Rows =>
------------------------------------------------------------------------
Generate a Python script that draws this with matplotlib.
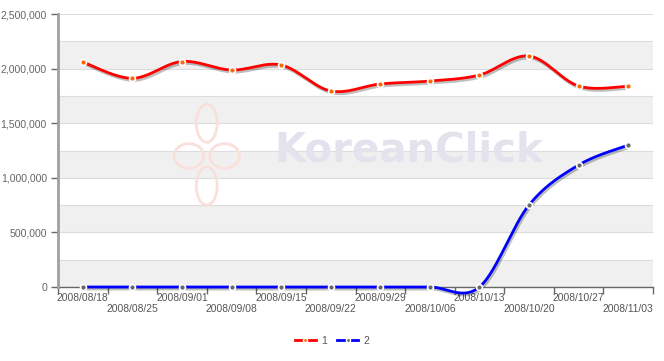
import numpy as np
import matplotlib
matplotlib.use("Agg")
import matplotlib.pyplot as plt
import matplotlib.patheffects as pe
from matplotlib.lines import Line2D
from matplotlib.patches import Ellipse

# data
weeks = ["2008/08/18", "2008/08/25", "2008/09/01", "2008/09/08", "2008/09/15", "2008/09/22",
         "2008/09/29", "2008/10/06", "2008/10/13", "2008/10/20", "2008/10/27", "2008/11/03"]
series1 = [2060000, 1911000, 2065000, 1987000, 2033000, 1795000,
           1859000, 1886000, 1941000, 2115000, 1840000, 1838000]
series2 = [0, 0, 0, 0, 0, 0, 0, 0, 0, 751000, 1117000, 1300000]
y_ticks = [0, 500000, 1000000, 1500000, 2000000, 2500000]


# catmull-rom curve through the points, for the smoothed line look
def smooth(xs, ys, steps=30):
    xs = np.asarray(xs, float)
    ys = np.asarray(ys, float)
    px = np.concatenate([[xs[0]], xs, [xs[-1]]])
    py = np.concatenate([[ys[0]], ys, [ys[-1]]])
    out_x, out_y = [], []
    t = np.linspace(0, 1, steps)
    h00 = 2 * t**3 - 3 * t**2 + 1
    h10 = t**3 - 2 * t**2 + t
    h01 = -2 * t**3 + 3 * t**2
    h11 = t**3 - t**2
    for i in range(1, len(px) - 2):
        mx1 = (px[i + 1] - px[i - 1]) / 2
        mx2 = (px[i + 2] - px[i]) / 2
        my1 = (py[i + 1] - py[i - 1]) / 2
        my2 = (py[i + 2] - py[i]) / 2
        out_x.append(h00 * px[i] + h10 * mx1 + h01 * px[i + 1] + h11 * mx2)
        out_y.append(h00 * py[i] + h10 * my1 + h01 * py[i + 1] + h11 * my2)
    return np.concatenate(out_x), np.concatenate(out_y)


fig = plt.figure(figsize=(6.64, 3.61), dpi=100)
plt.rcParams['font.family'] = ['Liberation Sans', 'DejaVu Sans']
ax = fig.add_axes([58 / 664, (361 - 287) / 361, (653 - 58) / 664, (287 - 14) / 361])

x = np.arange(len(weeks))
ax.set_xlim(-0.5, len(weeks) - 0.5)
ax.set_ylim(0, 2500000)

# alternating bands + grid lines every 250k
for k in range(10):
    lo = k * 250000
    if k % 2 == 0:
        ax.axhspan(lo, lo + 250000, color='#f0f0f0', lw=0, zorder=0)
    ax.axhline(lo + 250000, color='#dcdcdc', lw=0.8, zorder=0.5)

# faint watermark
ax.text(0.59, 0.50, "KoreanClick", transform=ax.transAxes, fontsize=29, fontweight='bold',
        color='#e3e3ee', ha='center', va='center', family='DejaVu Sans', zorder=0.6)
for (cx, cy, w, h) in [(0.25, 0.60, 0.035, 0.14), (0.25, 0.37, 0.035, 0.14),
                       (0.22, 0.48, 0.05, 0.09), (0.28, 0.48, 0.05, 0.09)]:
    ax.add_patch(Ellipse((cx, cy), w, h, transform=ax.transAxes, fill=False,
                         ec='#fae0da', lw=2, zorder=0.6))

shadow = [pe.SimpleLineShadow(offset=(1, -1.5), shadow_color='k', alpha=0.25), pe.Normal()]
for ys, col, dot in [(series1, '#ff0000', '#ff6600'), (series2, '#0000ff', '#666666')]:
    sx, sy = smooth(x, ys)
    ax.plot(sx, sy, color=col, lw=2.0, solid_capstyle='round', path_effects=shadow,
            zorder=7, clip_on=False)
    ax.plot(x, ys, 'o', ms=4.5, mfc='white', mec='white', zorder=8, clip_on=False)
    ax.plot(x, ys, 'o', ms=2, mfc=dot, mec=dot, zorder=9, clip_on=False)

# axes styling
for s in ['top', 'right']:
    ax.spines[s].set_visible(False)
ax.spines['left'].set_color('#a0a0a0')
ax.spines['left'].set_linewidth(2)
ax.spines['bottom'].set_color('#666666')
ax.spines['bottom'].set_linewidth(1)
ax.spines['left'].set_zorder(6)

ax.set_yticks(y_ticks)
ax.set_yticklabels([f"{v:,}" for v in y_ticks])
ax.tick_params(axis='y', length=5, width=1, color='#666666', pad=3, labelsize=7.6, labelcolor='#666666')

ax.set_xticks(x)
ax.set_xticklabels([w if i % 2 == 0 else "\n" + w for i, w in enumerate(weeks)])
ax.tick_params(axis='x', which='major', length=0, pad=4, labelsize=7.4, labelcolor='#555555')
ax.set_xticks(np.arange(-0.5, len(weeks)), minor=True)
ax.tick_params(axis='x', which='minor', length=5, width=1, color='#666666')

handles = [Line2D([0], [0], color='#ff0000', lw=2.0, marker='o', ms=3, mfc='#ff6600', mec='white'),
           Line2D([0], [0], color='#0000ff', lw=2.0, marker='o', ms=3, mfc='#666666', mec='white')]
fig.legend(handles, ['1', '2'], loc='center', bbox_to_anchor=(0.5, 1 - 341 / 361), ncol=2,
           frameon=False, fontsize=7.5, handlelength=2.0, handletextpad=0.5, columnspacing=1.0,
           labelcolor='#555555')

fig.savefig("out.png", dpi=100)
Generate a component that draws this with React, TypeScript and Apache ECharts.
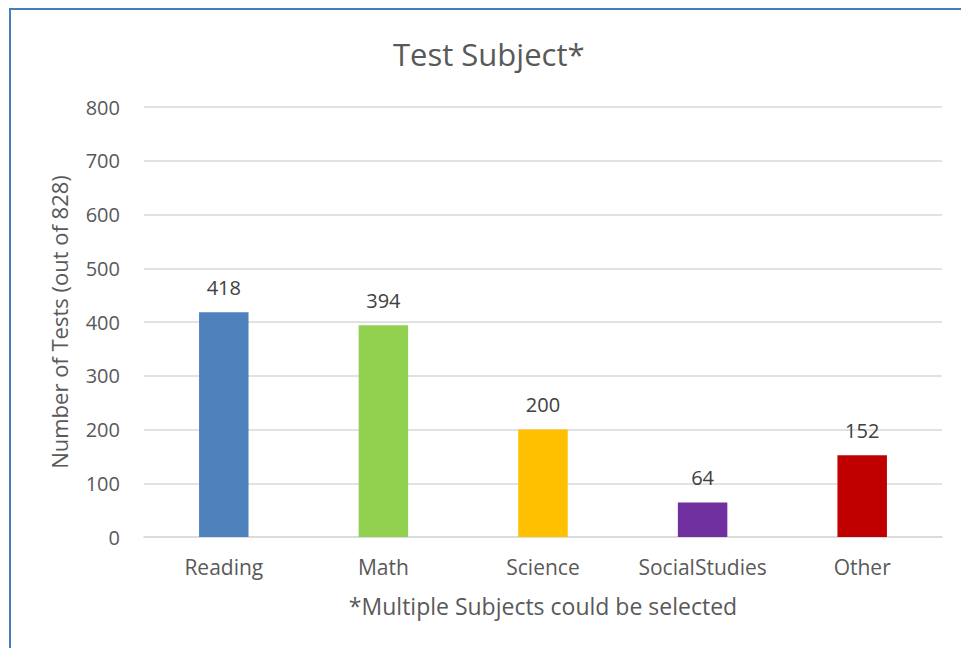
import React, { useEffect, useRef } from "react";
import * as echarts from "echarts";

const categories = ["Reading", "Math", "Science", "SocialStudies", "Other"];
const values = [418, 394, 200, 64, 152];
const barColors = ["#4f81bd", "#92d050", "#ffc000", "#7030a0", "#c00000"];
const yTicks = [0, 100, 200, 300, 400, 500, 600, 700, 800];

export default function App() {
  const ref = useRef<HTMLDivElement>(null);
  useEffect(() => {
    document.body.style.margin = "0";
    const chart = echarts.init(ref.current!, null, { renderer: "svg" });
    const font = "'Open Sans', sans-serif";
    chart.setOption({
      animation: false,
      backgroundColor: "#ffffff",
      textStyle: { fontFamily: font },
      title: {
        text: "Test Subject*",
        left: 388,
        top: 33,
        textStyle: { fontSize: 31, fontWeight: "normal", color: "#595959", fontFamily: font },
      },
      graphic: [
        {
          type: "rect",
          shape: { x: 10, y: 9, width: 1000, height: 1000 },
          style: { fill: "none", stroke: "#4a7ebb", lineWidth: 2 },
          silent: true,
        },
      ],
      grid: { left: 144, right: 19, top: 107, bottom: 111 },
      xAxis: {
        type: "category",
        data: categories,
        name: "*Multiple Subjects could be selected",
        nameLocation: "middle",
        nameGap: 57,
        nameTextStyle: { fontSize: 23, color: "#595959", fontFamily: font },
        axisTick: { show: false },
        axisLine: { lineStyle: { color: "#d9d9d9", width: 1.5 } },
        axisLabel: { fontSize: 21, color: "#595959", margin: 19, fontFamily: font, interval: 0 },
      },
      yAxis: {
        type: "value",
        min: yTicks[0],
        max: yTicks[yTicks.length - 1],
        interval: 100,
        name: "Number of Tests (out of 828)",
        nameLocation: "middle",
        nameGap: 74,
        nameTextStyle: { fontSize: 22, color: "#595959", fontFamily: font },
        axisLine: { show: false },
        axisTick: { show: false },
        splitLine: { lineStyle: { color: "#d9d9d9", width: 1.5 } },
        axisLabel: { fontSize: 20, color: "#595959", margin: 24, fontFamily: font },
      },
      series: [
        {
          type: "bar",
          barWidth: "31%",
          data: values.map((v, i) => ({ value: v, itemStyle: { color: barColors[i] } })),
          label: {
            show: true,
            position: "top",
            distance: 15,
            fontSize: 20,
            color: "#404040",
            fontFamily: font,
          },
        },
      ],
    });
    return () => chart.dispose();
  }, []);
  return <div ref={ref} style={{ width: 961, height: 648 }} />;
}
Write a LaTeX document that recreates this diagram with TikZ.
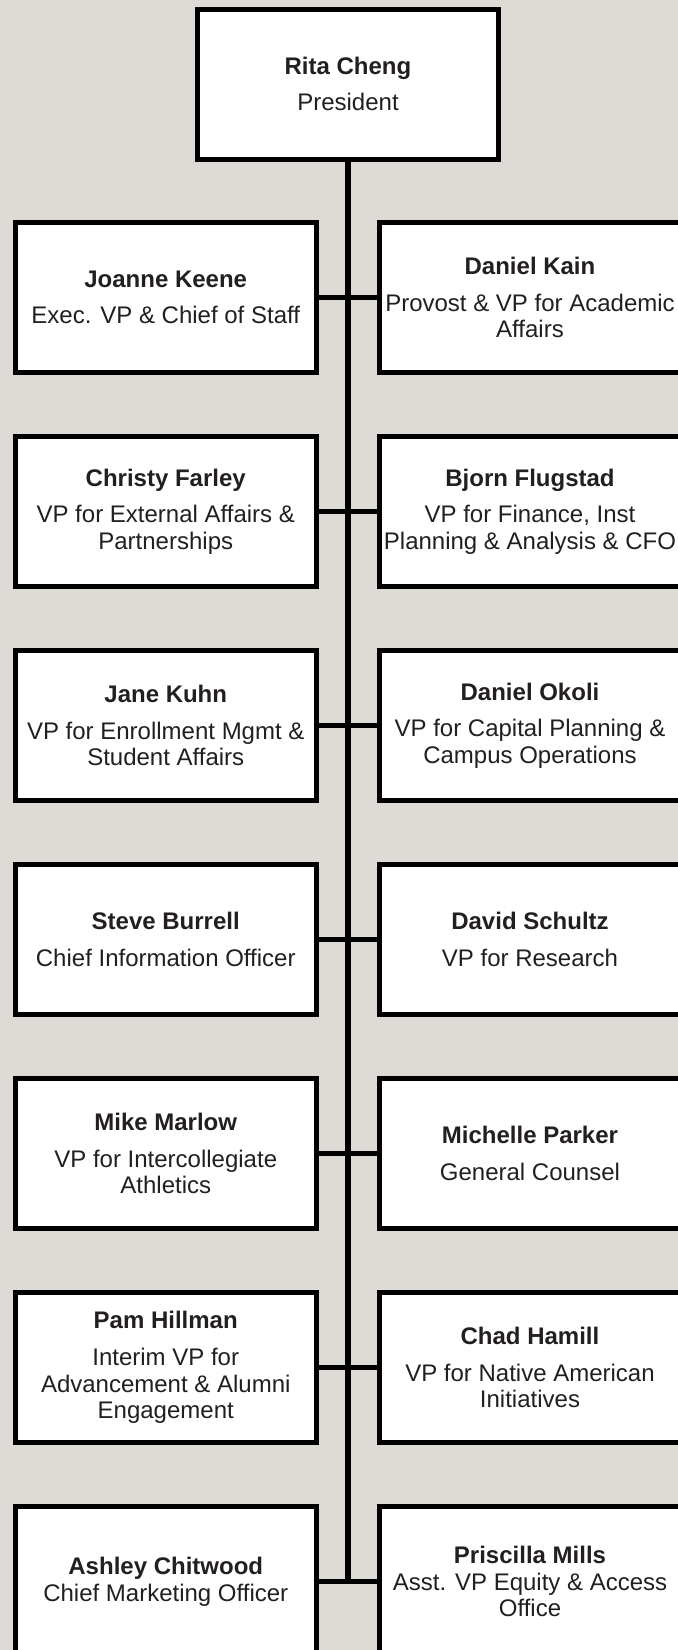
\documentclass[tikz,border=0pt]{standalone}
\usepackage{fontspec}
\setmainfont{Liberation Sans}
\definecolor{bg}{RGB}{222,218,214}
\definecolor{ink}{RGB}{35,31,32}
\begin{document}
\begin{tikzpicture}[x=0.75pt,y=-0.75pt,
  person/.style={draw=black, fill=white, line width=3.75pt,
    minimum width=226.1pt, minimum height=112.5pt, inner sep=0pt,
    align=center, text=ink, font=\fontsize{18}{20}\selectfont},
  trunk/.style={draw=black, line width=4.5pt},
  branch/.style={draw=black, line width=3.75pt}]
\useasboundingbox (0,0) rectangle (678,1650);
\clip (0,0) rectangle (678,1650);
\fill[bg] (0,0) rectangle (678,1650);

\node[person] (pres) at (348,84) {\textbf{Rita Cheng}\\[7.5pt]President};

\node[person] (l1) at (165.75,297.5) {\textbf{Joanne Keene}\\[7.5pt]Exec. VP \& Chief of Staff};
\node[person] (r1) at (530,297.5) {\textbf{Daniel Kain}\\[7.5pt]Provost \& VP for Academic\\Affairs};

\node[person] (l2) at (165.75,511.5) {\textbf{Christy Farley}\\[7.5pt]VP for External Affairs \&\\Partnerships};
\node[person] (r2) at (530,511.5) {\textbf{Bjorn Flugstad}\\[7.5pt]VP for Finance, Inst\\Planning \& Analysis \& CFO};

\node[person] (l3) at (165.75,725.5) {\textbf{Jane Kuhn}\\[7.5pt]VP for Enrollment Mgmt \&\\Student Affairs};
\node[person] (r3) at (530,725.5) {\textbf{Daniel Okoli}\\[7.5pt]VP for Capital Planning \&\\Campus Operations};

\node[person] (l4) at (165.75,939.5) {\textbf{Steve Burrell}\\[7.5pt]Chief Information Officer};
\node[person] (r4) at (530,939.5) {\textbf{David Schultz}\\[7.5pt]VP for Research};

\node[person] (l5) at (165.75,1153.5) {\textbf{Mike Marlow}\\[7.5pt]VP for Intercollegiate\\Athletics};
\node[person] (r5) at (530,1153.5) {\textbf{Michelle Parker}\\[7.5pt]General Counsel};

\node[person] (l6) at (165.75,1367.5) {\textbf{Pam Hillman}\\[7.5pt]Interim VP for\\Advancement \& Alumni\\Engagement};
\node[person] (r6) at (530,1367.5) {\textbf{Chad Hamill}\\[7.5pt]VP for Native American\\Initiatives};

\node[person] (l7) at (165.75,1581.5) {\textbf{Ashley Chitwood}\\Chief Marketing Officer};
\node[person] (r7) at (530,1581.5) {\textbf{Priscilla Mills}\\Asst. VP Equity \& Access\\Office};

\coordinate (end) at (348,1581.5);
\draw[trunk] (pres.south) -- (end);
\foreach \i in {1,...,7} {
  \draw[branch] (l\i.east) -- (r\i.west);
}
\end{tikzpicture}
\end{document}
------------------------------------------------------------------------
Exercise prompt => Without the pictures, copy the entries from their first line through the line containing "y_ticks = [0, 500000, 1000000, 1500000, 2000000, 2500000]", and only those lines.

Response =>
Generate a Python script that draws this with matplotlib.
import numpy as np
import matplotlib
matplotlib.use("Agg")
import matplotlib.pyplot as plt
import matplotlib.patheffects as pe
from matplotlib.lines import Line2D
from matplotlib.patches import Ellipse

# data
weeks = ["2008/08/18", "2008/08/25", "2008/09/01", "2008/09/08", "2008/09/15", "2008/09/22",
         "2008/09/29", "2008/10/06", "2008/10/13", "2008/10/20", "2008/10/27", "2008/11/03"]
series1 = [2060000, 1911000, 2065000, 1987000, 2033000, 1795000,
           1859000, 1886000, 1941000, 2115000, 1840000, 1838000]
series2 = [0, 0, 0, 0, 0, 0, 0, 0, 0, 751000, 1117000, 1300000]
y_ticks = [0, 500000, 1000000, 1500000, 2000000, 2500000]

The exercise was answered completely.